Howard Simon, executive director of the American Civil Liberties Union in Florida, said, ``We don't have to sacrifice freedoms to be safe. We can't abandon constitutional principles.''
YOU are what's scary, Ahmed.
For example, I know any number of Muslims who drink, and who smoke. Most of them keep the five pillars, but don't sweat the small stuff. But to you, these aren't "real" Muslims, now are they? Narrow-minded, intollerant monoculture muslim-o-bots like you and your CAIR-horts are scary as hell, even with all concerns regarding terrorism to one side. If you don't understand this, and why this is so, then you don't understand America.
"Moderate islam is the trojan horse of radical islam."
That's bull. Islam requires major reform, in fact needs to become a reformist religion like Christianity and Judaism have. Many Muslims recognize this.
Even in the most democratic, moderate forms of Islam it is clear that the only punishment for anyone who leaves Islam is death. I've yet to hear any moderate Muslim say otherwise.
See Democracy According to Isalm by Dr. Niaz Faizi Kabuli which John Esposito of Georgetown University calls an important work on this subject.
Militant, radical Islamic "reformers" are a problem for Moslems, too. These offspring of the original Wahhabs and reconstituted Assassins have organized out of their desert exile to once again bully the Arab world. They must be squished like bugs. But to sweepingly condem all Moslems is wierd. If they live by the Golden Rule, I have no problem with them. And most do. Consider the young Iranians, now struggling against these buttheads in their own country.
I wonder what would have happened to anybody holding up an "Islam Is a Suicidal Death Cult " sign.
Probably would have been decapitated by one of the towel headed psychotic murdering subhumans.
So Jewsw or Christians immigrating to, say Saudi Arabia, will be treated with full respect?? And allowed to practice their religion openly?
Well, Mr Bedier, most of those folks who do smoke, drink, and commit adultry didn't happen to fly two passenger jets into the World Trade Center. Nor did most of the folks who drink, smoke and commit adultry jump for joy in the streets and/or silently condone the attacks.
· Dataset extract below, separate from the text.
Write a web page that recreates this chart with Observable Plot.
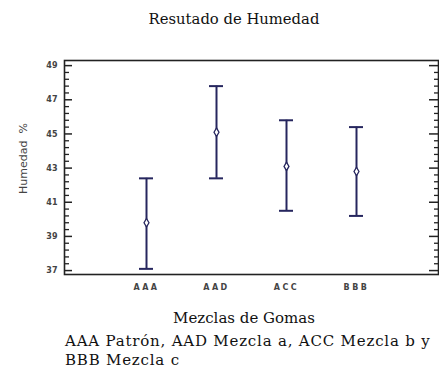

Mr. Bedier, the people who DID fly those airliners into the World Trade Center, and jump for joy in the streets, and remain silent as to any condemnation of the actions, are/were Muslim. MUSLIM!
While this does not accuse all Muslims, pardon me if I happen to look a little askance at the practicioners of the 'Religion of Peace', while their compatriots continue to speak of killing more Americans with abandon.
I suspect, Mr. Bedier, that there are quite a few folks like myself who, while giving the benefit of doubt, and wish to believe that we can all make a circle, link arms, and sing 'Kumbaya', are silently getting tired and a bit angry at being made to look like the bad guys for being a bit wary.
As a side note, if those students were 'joking', their ordeal should remind them and others from the Middle East that this is not a laughing matter to a lot of Americans who saw 3,000 innocent people die on September 11, 2001. I honestly fear for the well being of American society, and especially for those segments of Middle East extraction, if another 'event' like September 11 occurs.
Better, I think, to apply for permission to set up a missionary church -- you pick the denomination. Just be sure there are plenty of news cameras watching.